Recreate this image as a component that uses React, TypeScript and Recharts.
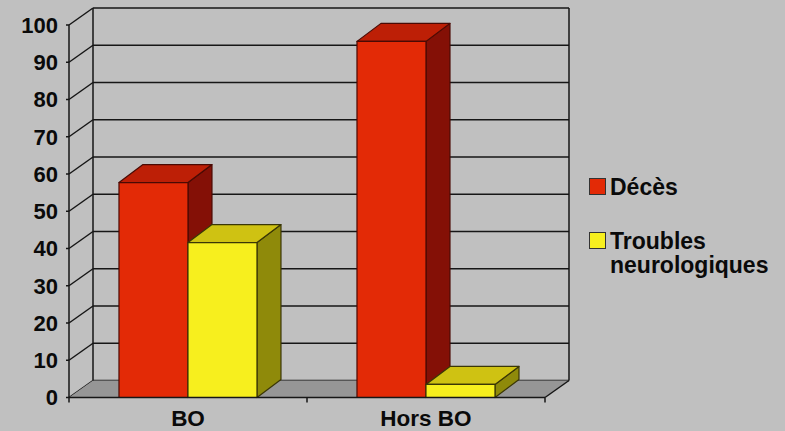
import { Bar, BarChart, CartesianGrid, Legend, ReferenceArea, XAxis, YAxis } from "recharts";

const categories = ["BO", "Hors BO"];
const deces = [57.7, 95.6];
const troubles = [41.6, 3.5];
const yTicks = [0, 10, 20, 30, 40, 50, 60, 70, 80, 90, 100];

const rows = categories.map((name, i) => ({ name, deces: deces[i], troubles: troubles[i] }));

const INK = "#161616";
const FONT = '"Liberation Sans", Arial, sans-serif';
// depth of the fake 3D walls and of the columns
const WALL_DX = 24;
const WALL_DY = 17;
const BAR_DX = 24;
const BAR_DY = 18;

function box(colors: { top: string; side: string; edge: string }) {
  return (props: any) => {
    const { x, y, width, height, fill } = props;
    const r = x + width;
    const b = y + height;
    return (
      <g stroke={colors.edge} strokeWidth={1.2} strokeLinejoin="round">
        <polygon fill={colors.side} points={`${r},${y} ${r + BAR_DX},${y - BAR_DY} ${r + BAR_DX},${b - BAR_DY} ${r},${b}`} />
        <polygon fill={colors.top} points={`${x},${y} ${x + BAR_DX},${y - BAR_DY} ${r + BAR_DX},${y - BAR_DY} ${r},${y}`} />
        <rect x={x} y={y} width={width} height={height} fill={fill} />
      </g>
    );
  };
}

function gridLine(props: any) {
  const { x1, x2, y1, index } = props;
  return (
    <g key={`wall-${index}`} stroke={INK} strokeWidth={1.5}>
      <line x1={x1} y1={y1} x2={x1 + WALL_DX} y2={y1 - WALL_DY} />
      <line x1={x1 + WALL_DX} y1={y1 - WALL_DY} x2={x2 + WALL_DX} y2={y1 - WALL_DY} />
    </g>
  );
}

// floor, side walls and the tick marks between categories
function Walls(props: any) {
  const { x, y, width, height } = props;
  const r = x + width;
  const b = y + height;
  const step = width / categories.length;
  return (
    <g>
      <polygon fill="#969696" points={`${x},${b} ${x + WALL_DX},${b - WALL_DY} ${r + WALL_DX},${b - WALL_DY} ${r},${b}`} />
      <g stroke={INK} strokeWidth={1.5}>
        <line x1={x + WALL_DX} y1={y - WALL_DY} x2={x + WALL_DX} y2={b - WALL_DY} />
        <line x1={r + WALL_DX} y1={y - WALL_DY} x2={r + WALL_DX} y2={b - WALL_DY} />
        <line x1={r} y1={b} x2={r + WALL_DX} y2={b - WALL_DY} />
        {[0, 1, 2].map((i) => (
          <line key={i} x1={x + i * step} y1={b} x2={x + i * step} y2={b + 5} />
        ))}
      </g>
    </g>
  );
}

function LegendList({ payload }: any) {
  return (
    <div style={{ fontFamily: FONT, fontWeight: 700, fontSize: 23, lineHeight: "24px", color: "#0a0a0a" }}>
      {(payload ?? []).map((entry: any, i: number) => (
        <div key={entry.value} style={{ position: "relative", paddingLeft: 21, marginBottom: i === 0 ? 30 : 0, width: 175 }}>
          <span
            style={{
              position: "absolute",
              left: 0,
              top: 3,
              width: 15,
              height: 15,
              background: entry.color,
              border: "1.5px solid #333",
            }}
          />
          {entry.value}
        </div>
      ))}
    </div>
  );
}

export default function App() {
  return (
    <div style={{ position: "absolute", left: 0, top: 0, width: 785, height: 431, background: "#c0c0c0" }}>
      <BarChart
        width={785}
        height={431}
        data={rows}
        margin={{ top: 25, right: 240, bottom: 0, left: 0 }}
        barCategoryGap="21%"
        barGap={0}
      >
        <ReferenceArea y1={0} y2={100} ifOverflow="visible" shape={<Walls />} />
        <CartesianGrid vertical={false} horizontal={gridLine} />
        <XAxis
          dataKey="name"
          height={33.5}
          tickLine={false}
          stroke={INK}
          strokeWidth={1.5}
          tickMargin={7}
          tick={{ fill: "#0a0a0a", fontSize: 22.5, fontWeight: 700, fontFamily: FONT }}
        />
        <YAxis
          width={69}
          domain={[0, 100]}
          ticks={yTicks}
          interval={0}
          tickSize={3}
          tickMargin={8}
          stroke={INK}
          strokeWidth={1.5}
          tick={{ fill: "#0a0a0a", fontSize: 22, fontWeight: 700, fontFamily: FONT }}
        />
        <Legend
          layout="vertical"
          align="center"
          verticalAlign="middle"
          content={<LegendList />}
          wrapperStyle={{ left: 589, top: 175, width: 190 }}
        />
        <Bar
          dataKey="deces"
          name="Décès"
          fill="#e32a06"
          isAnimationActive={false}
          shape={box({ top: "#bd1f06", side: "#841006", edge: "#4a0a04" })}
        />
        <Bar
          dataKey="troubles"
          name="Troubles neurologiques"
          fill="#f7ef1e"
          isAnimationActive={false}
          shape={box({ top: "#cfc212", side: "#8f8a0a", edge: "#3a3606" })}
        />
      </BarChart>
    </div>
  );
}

★ ★ ★ ★ ★ ★ ★

**DIRECTIONS:**
Please transcribe the material above exactly as written. Leave the pictures out.

**PROBLEM SOLUTION:**
Recreate this image as a component that uses React, TypeScript and Recharts.
import { Bar, BarChart, CartesianGrid, Legend, ReferenceArea, XAxis, YAxis } from "recharts";

const categories = ["BO", "Hors BO"];
const deces = [57.7, 95.6];
const troubles = [41.6, 3.5];
const yTicks = [0, 10, 20, 30, 40, 50, 60, 70, 80, 90, 100];

const rows = categories.map((name, i) => ({ name, deces: deces[i], troubles: troubles[i] }));

const INK = "#161616";
const FONT = '"Liberation Sans", Arial, sans-serif';
// depth of the fake 3D walls and of the columns
const WALL_DX = 24;
const WALL_DY = 17;
const BAR_DX = 24;
const BAR_DY = 18;

function box(colors: { top: string; side: string; edge: string }) {
  return (props: any) => {
    const { x, y, width, height, fill } = props;
    const r = x + width;
    const b = y + height;
    return (
      <g stroke={colors.edge} strokeWidth={1.2} strokeLinejoin="round">
        <polygon fill={colors.side} points={`${r},${y} ${r + BAR_DX},${y - BAR_DY} ${r + BAR_DX},${b - BAR_DY} ${r},${b}`} />
        <polygon fill={colors.top} points={`${x},${y} ${x + BAR_DX},${y - BAR_DY} ${r + BAR_DX},${y - BAR_DY} ${r},${y}`} />
        <rect x={x} y={y} width={width} height={height} fill={fill} />
      </g>
    );
  };
}

function gridLine(props: any) {
  const { x1, x2, y1, index } = props;
  return (
    <g key={`wall-${index}`} stroke={INK} strokeWidth={1.5}>
      <line x1={x1} y1={y1} x2={x1 + WALL_DX} y2={y1 - WALL_DY} />
      <line x1={x1 + WALL_DX} y1={y1 - WALL_DY} x2={x2 + WALL_DX} y2={y1 - WALL_DY} />
    </g>
  );
}

// floor, side walls and the tick marks between categories
function Walls(props: any) {
  const { x, y, width, height } = props;
  const r = x + width;
  const b = y + height;
  const step = width / categories.length;
  return (
    <g>
      <polygon fill="#969696" points={`${x},${b} ${x + WALL_DX},${b - WALL_DY} ${r + WALL_DX},${b - WALL_DY} ${r},${b}`} />
      <g stroke={INK} strokeWidth={1.5}>
        <line x1={x + WALL_DX} y1={y - WALL_DY} x2={x + WALL_DX} y2={b - WALL_DY} />
        <line x1={r + WALL_DX} y1={y - WALL_DY} x2={r + WALL_DX} y2={b - WALL_DY} />
        <line x1={r} y1={b} x2={r + WALL_DX} y2={b - WALL_DY} />
        {[0, 1, 2].map((i) => (
          <line key={i} x1={x + i * step} y1={b} x2={x + i * step} y2={b + 5} />
        ))}
      </g>
    </g>
  );
}

function LegendList({ payload }: any) {
  return (
    <div style={{ fontFamily: FONT, fontWeight: 700, fontSize: 23, lineHeight: "24px", color: "#0a0a0a" }}>
      {(payload ?? []).map((entry: any, i: number) => (
        <div key={entry.value} style={{ position: "relative", paddingLeft: 21, marginBottom: i === 0 ? 30 : 0, width: 175 }}>
          <span
            style={{
              position: "absolute",
              left: 0,
              top: 3,
              width: 15,
              height: 15,
              background: entry.color,
              border: "1.5px solid #333",
            }}
          />
          {entry.value}
        </div>
      ))}
    </div>
  );
}

export default function App() {
  return (
    <div style={{ position: "absolute", left: 0, top: 0, width: 785, height: 431, background: "#c0c0c0" }}>
      <BarChart
        width={785}
        height={431}
        data={rows}
        margin={{ top: 25, right: 240, bottom: 0, left: 0 }}
        barCategoryGap="21%"
        barGap={0}
      >
        <ReferenceArea y1={0} y2={100} ifOverflow="visible" shape={<Walls />} />
        <CartesianGrid vertical={false} horizontal={gridLine} />
        <XAxis
          dataKey="name"
          height={33.5}
          tickLine={false}
          stroke={INK}
          strokeWidth={1.5}
          tickMargin={7}
          tick={{ fill: "#0a0a0a", fontSize: 22.5, fontWeight: 700, fontFamily: FONT }}
        />
        <YAxis
          width={69}
          domain={[0, 100]}
          ticks={yTicks}
          interval={0}
          tickSize={3}
          tickMargin={8}
          stroke={INK}
          strokeWidth={1.5}
          tick={{ fill: "#0a0a0a", fontSize: 22, fontWeight: 700, fontFamily: FONT }}
        />
        <Legend
          layout="vertical"
          align="center"
          verticalAlign="middle"
          content={<LegendList />}
          wrapperStyle={{ left: 589, top: 175, width: 190 }}
        />
        <Bar
          dataKey="deces"
          name="Décès"
          fill="#e32a06"
          isAnimationActive={false}
          shape={box({ top: "#bd1f06", side: "#841006", edge: "#4a0a04" })}
        />
        <Bar
          dataKey="troubles"
          name="Troubles neurologiques"
          fill="#f7ef1e"
          isAnimationActive={false}
          shape={box({ top: "#cfc212", side: "#8f8a0a", edge: "#3a3606" })}
        />
      </BarChart>
    </div>
  );
}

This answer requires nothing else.